--- Supplied data ---

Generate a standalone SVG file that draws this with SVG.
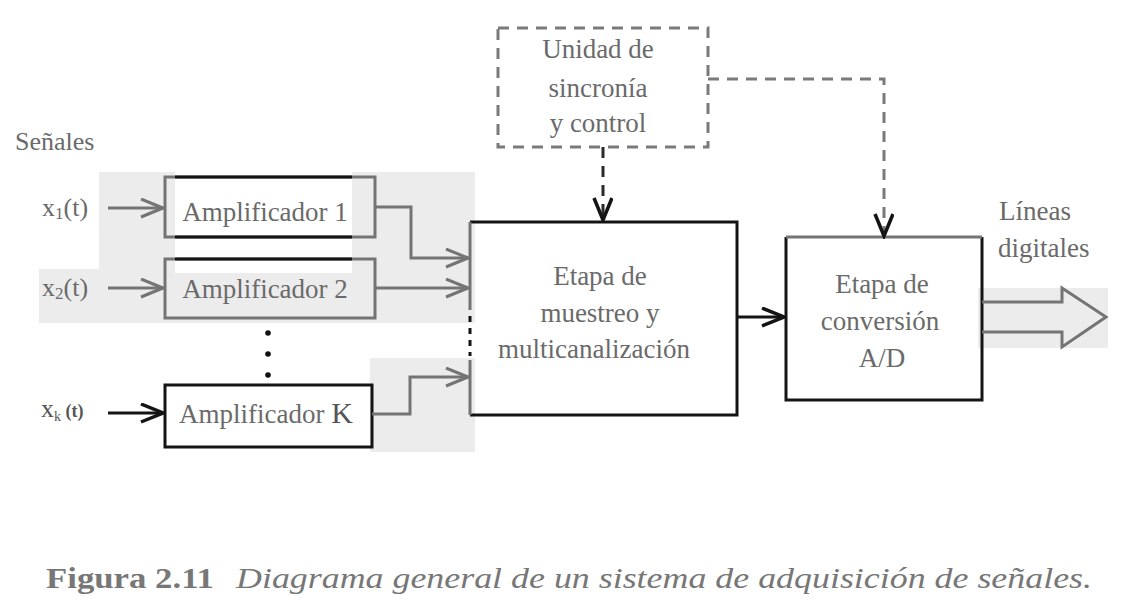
<svg xmlns="http://www.w3.org/2000/svg" width="1122" height="604" viewBox="0 0 1122 604">
<style>
  text { font-family: "Liberation Serif", "Times New Roman", serif; fill: #6a6a6a; }
  .lbl { font-size: 27px; text-anchor: middle; }
  .g { fill: none; stroke: #747474; stroke-width: 3; }
  .k { fill: none; stroke: #141414; stroke-width: 3; }
  .dash { fill: none; stroke: #7a7a7a; stroke-width: 3; stroke-dasharray: 11 8; }
  .dashk { fill: none; stroke: #2a2a2a; stroke-width: 3; stroke-dasharray: 11 8; }
  .patch { fill: #ececec; stroke: none; }
</style>
<defs>
  <marker id="ag" markerUnits="userSpaceOnUse" markerWidth="26" markerHeight="22" refX="23" refY="10" orient="auto">
    <path d="M1,1 L23,10 L1,19" fill="none" stroke="#747474" stroke-width="3"/>
  </marker>
  <marker id="ak" markerUnits="userSpaceOnUse" markerWidth="26" markerHeight="22" refX="23" refY="10" orient="auto">
    <path d="M1,1 L23,10 L1,19" fill="none" stroke="#141414" stroke-width="3.5"/>
  </marker>
</defs>
<rect width="1122" height="604" fill="#ffffff"/>

<g id="background">
  <rect class="patch" x="99" y="172" width="376" height="97"/>
  <rect class="patch" x="39" y="269" width="436" height="54"/>
  <rect x="175" y="172" width="177" height="101" fill="#ffffff"/>
  <rect class="patch" x="370" y="358" width="105" height="94"/>
  <rect class="patch" x="978" y="288" width="130" height="60"/>
</g>

<text x="15" y="150" style="font-size:26px">Señales</text>

<g id="inputs">
  <text x="42" y="216" style="font-size:26px">x<tspan dy="3" style="font-size:17px">1</tspan><tspan dy="-3">(t)</tspan></text>
  <text x="42" y="296" style="font-size:26px">x<tspan dy="3" style="font-size:17px">2</tspan><tspan dy="-3">(t)</tspan></text>
  <text x="41" y="417" style="font-size:26px;fill:#555">x<tspan dy="4" style="font-size:14px">k</tspan><tspan dy="-4" style="font-size:18px;font-weight:bold"> (t)</tspan></text>
</g>

<g id="amp1">
  <rect class="g" x="165" y="177" width="210" height="60"/>
  <line class="k" x1="175" y1="177" x2="352" y2="177" stroke-width="4"/>
  <line class="k" x1="175" y1="237" x2="352" y2="237" stroke-width="4"/>
  <text class="lbl" x="265" y="221">Amplificador 1</text>
</g>
<g id="amp2">
  <rect class="g" x="165" y="259" width="210" height="59"/>
  <line class="k" x1="175" y1="259" x2="352" y2="259" stroke-width="4"/>
  <text class="lbl" x="265" y="298">Amplificador 2</text>
</g>
<g id="ampK">
  <rect class="k" x="165" y="385" width="207" height="62"/>
  <text class="lbl" x="266" y="423">Amplificador <tspan style="font-size:30px;fill:#555">K</tspan></text>
</g>
<g id="ellipsis">
  <circle cx="268" cy="333" r="2.8" fill="#111"/>
  <circle cx="268" cy="354" r="2.8" fill="#111"/>
  <circle cx="268" cy="375" r="2.8" fill="#111"/>
</g>

<g id="sync">
  <rect class="dash" x="498" y="28" width="210" height="119"/>
  <text class="lbl" x="598" y="58">Unidad de</text>
  <text class="lbl" x="598" y="97">sincronía</text>
  <text class="lbl" x="598" y="132">y control</text>
</g>

<g id="mux">
  <path class="k" d="M470,222 H737 V415 H470"/>
  <line class="g" x1="470" y1="222" x2="470" y2="310"/>
  <line class="k" x1="470" y1="316" x2="470" y2="356" stroke-dasharray="6 6"/>
  <line class="g" x1="470" y1="360" x2="470" y2="415"/>
  <text class="lbl" x="600" y="285">Etapa de</text>
  <text class="lbl" x="600" y="322">muestreo y</text>
  <text class="lbl" x="594" y="358">multicanalización</text>
</g>

<g id="adc">
  <path class="k" d="M786,237 V400 H982 V237"/>
  <line class="g" x1="786" y1="237" x2="982" y2="237"/>
  <text class="lbl" x="882" y="293">Etapa de</text>
  <text class="lbl" x="880" y="330">conversión</text>
  <text class="lbl" x="882" y="367">A/D</text>
</g>

<g id="output">
  <polyline class="g" points="982,302 1062,302 1062,288 1106,317 1062,347 1062,332 982,332"/>
  <text x="999" y="220" style="font-size:27px">Líneas</text>
  <text x="998" y="257" style="font-size:27px">digitales</text>
</g>

<g id="connectors">
  <line class="g" x1="108" y1="208" x2="163" y2="208" marker-end="url(#ag)"/>
  <line class="g" x1="108" y1="288" x2="163" y2="288" marker-end="url(#ag)"/>
  <line class="k" x1="108" y1="413" x2="163" y2="413" marker-end="url(#ak)"/>
  <polyline class="g" points="375,207 411,207 411,258 468,258" marker-end="url(#ag)"/>
  <line class="g" x1="375" y1="288" x2="468" y2="288" marker-end="url(#ag)"/>
  <polyline class="g" points="372,414 410,414 410,377 468,377" marker-end="url(#ag)"/>
  <line class="k" x1="737" y1="317" x2="784" y2="317" marker-end="url(#ak)"/>
  <line class="dashk" x1="603" y1="147" x2="603" y2="220" marker-end="url(#ak)"/>
  <polyline class="dash" points="708,79 884,79 884,236" marker-end="url(#ak)"/>
</g>

<g id="caption">
  <text x="46" y="588" style="font-size:29px;font-weight:bold;fill:#777" textLength="168" lengthAdjust="spacingAndGlyphs">Figura 2.11</text>
  <text x="236" y="588" style="font-size:29px;font-style:italic;fill:#777" textLength="856" lengthAdjust="spacingAndGlyphs">Diagrama general de un sistema de adquisición de señales.</text>
</g>
</svg>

---

Short exercise — Pictures are excluded; output everything else in the data verbatim.

Answer for this exercise —
Generate a standalone SVG file that draws this with SVG.
<svg xmlns="http://www.w3.org/2000/svg" width="1122" height="604" viewBox="0 0 1122 604">
<style>
  text { font-family: "Liberation Serif", "Times New Roman", serif; fill: #6a6a6a; }
  .lbl { font-size: 27px; text-anchor: middle; }
  .g { fill: none; stroke: #747474; stroke-width: 3; }
  .k { fill: none; stroke: #141414; stroke-width: 3; }
  .dash { fill: none; stroke: #7a7a7a; stroke-width: 3; stroke-dasharray: 11 8; }
  .dashk { fill: none; stroke: #2a2a2a; stroke-width: 3; stroke-dasharray: 11 8; }
  .patch { fill: #ececec; stroke: none; }
</style>
<defs>
  <marker id="ag" markerUnits="userSpaceOnUse" markerWidth="26" markerHeight="22" refX="23" refY="10" orient="auto">
    <path d="M1,1 L23,10 L1,19" fill="none" stroke="#747474" stroke-width="3"/>
  </marker>
  <marker id="ak" markerUnits="userSpaceOnUse" markerWidth="26" markerHeight="22" refX="23" refY="10" orient="auto">
    <path d="M1,1 L23,10 L1,19" fill="none" stroke="#141414" stroke-width="3.5"/>
  </marker>
</defs>
<rect width="1122" height="604" fill="#ffffff"/>

<g id="background">
  <rect class="patch" x="99" y="172" width="376" height="97"/>
  <rect class="patch" x="39" y="269" width="436" height="54"/>
  <rect x="175" y="172" width="177" height="101" fill="#ffffff"/>
  <rect class="patch" x="370" y="358" width="105" height="94"/>
  <rect class="patch" x="978" y="288" width="130" height="60"/>
</g>

<text x="15" y="150" style="font-size:26px">Señales</text>

<g id="inputs">
  <text x="42" y="216" style="font-size:26px">x<tspan dy="3" style="font-size:17px">1</tspan><tspan dy="-3">(t)</tspan></text>
  <text x="42" y="296" style="font-size:26px">x<tspan dy="3" style="font-size:17px">2</tspan><tspan dy="-3">(t)</tspan></text>
  <text x="41" y="417" style="font-size:26px;fill:#555">x<tspan dy="4" style="font-size:14px">k</tspan><tspan dy="-4" style="font-size:18px;font-weight:bold"> (t)</tspan></text>
</g>

<g id="amp1">
  <rect class="g" x="165" y="177" width="210" height="60"/>
  <line class="k" x1="175" y1="177" x2="352" y2="177" stroke-width="4"/>
  <line class="k" x1="175" y1="237" x2="352" y2="237" stroke-width="4"/>
  <text class="lbl" x="265" y="221">Amplificador 1</text>
</g>
<g id="amp2">
  <rect class="g" x="165" y="259" width="210" height="59"/>
  <line class="k" x1="175" y1="259" x2="352" y2="259" stroke-width="4"/>
  <text class="lbl" x="265" y="298">Amplificador 2</text>
</g>
<g id="ampK">
  <rect class="k" x="165" y="385" width="207" height="62"/>
  <text class="lbl" x="266" y="423">Amplificador <tspan style="font-size:30px;fill:#555">K</tspan></text>
</g>
<g id="ellipsis">
  <circle cx="268" cy="333" r="2.8" fill="#111"/>
  <circle cx="268" cy="354" r="2.8" fill="#111"/>
  <circle cx="268" cy="375" r="2.8" fill="#111"/>
</g>

<g id="sync">
  <rect class="dash" x="498" y="28" width="210" height="119"/>
  <text class="lbl" x="598" y="58">Unidad de</text>
  <text class="lbl" x="598" y="97">sincronía</text>
  <text class="lbl" x="598" y="132">y control</text>
</g>

<g id="mux">
  <path class="k" d="M470,222 H737 V415 H470"/>
  <line class="g" x1="470" y1="222" x2="470" y2="310"/>
  <line class="k" x1="470" y1="316" x2="470" y2="356" stroke-dasharray="6 6"/>
  <line class="g" x1="470" y1="360" x2="470" y2="415"/>
  <text class="lbl" x="600" y="285">Etapa de</text>
  <text class="lbl" x="600" y="322">muestreo y</text>
  <text class="lbl" x="594" y="358">multicanalización</text>
</g>

<g id="adc">
  <path class="k" d="M786,237 V400 H982 V237"/>
  <line class="g" x1="786" y1="237" x2="982" y2="237"/>
  <text class="lbl" x="882" y="293">Etapa de</text>
  <text class="lbl" x="880" y="330">conversión</text>
  <text class="lbl" x="882" y="367">A/D</text>
</g>

<g id="output">
  <polyline class="g" points="982,302 1062,302 1062,288 1106,317 1062,347 1062,332 982,332"/>
  <text x="999" y="220" style="font-size:27px">Líneas</text>
  <text x="998" y="257" style="font-size:27px">digitales</text>
</g>

<g id="connectors">
  <line class="g" x1="108" y1="208" x2="163" y2="208" marker-end="url(#ag)"/>
  <line class="g" x1="108" y1="288" x2="163" y2="288" marker-end="url(#ag)"/>
  <line class="k" x1="108" y1="413" x2="163" y2="413" marker-end="url(#ak)"/>
  <polyline class="g" points="375,207 411,207 411,258 468,258" marker-end="url(#ag)"/>
  <line class="g" x1="375" y1="288" x2="468" y2="288" marker-end="url(#ag)"/>
  <polyline class="g" points="372,414 410,414 410,377 468,377" marker-end="url(#ag)"/>
  <line class="k" x1="737" y1="317" x2="784" y2="317" marker-end="url(#ak)"/>
  <line class="dashk" x1="603" y1="147" x2="603" y2="220" marker-end="url(#ak)"/>
  <polyline class="dash" points="708,79 884,79 884,236" marker-end="url(#ak)"/>
</g>

<g id="caption">
  <text x="46" y="588" style="font-size:29px;font-weight:bold;fill:#777" textLength="168" lengthAdjust="spacingAndGlyphs">Figura 2.11</text>
  <text x="236" y="588" style="font-size:29px;font-style:italic;fill:#777" textLength="856" lengthAdjust="spacingAndGlyphs">Diagrama general de un sistema de adquisición de señales.</text>
</g>
</svg>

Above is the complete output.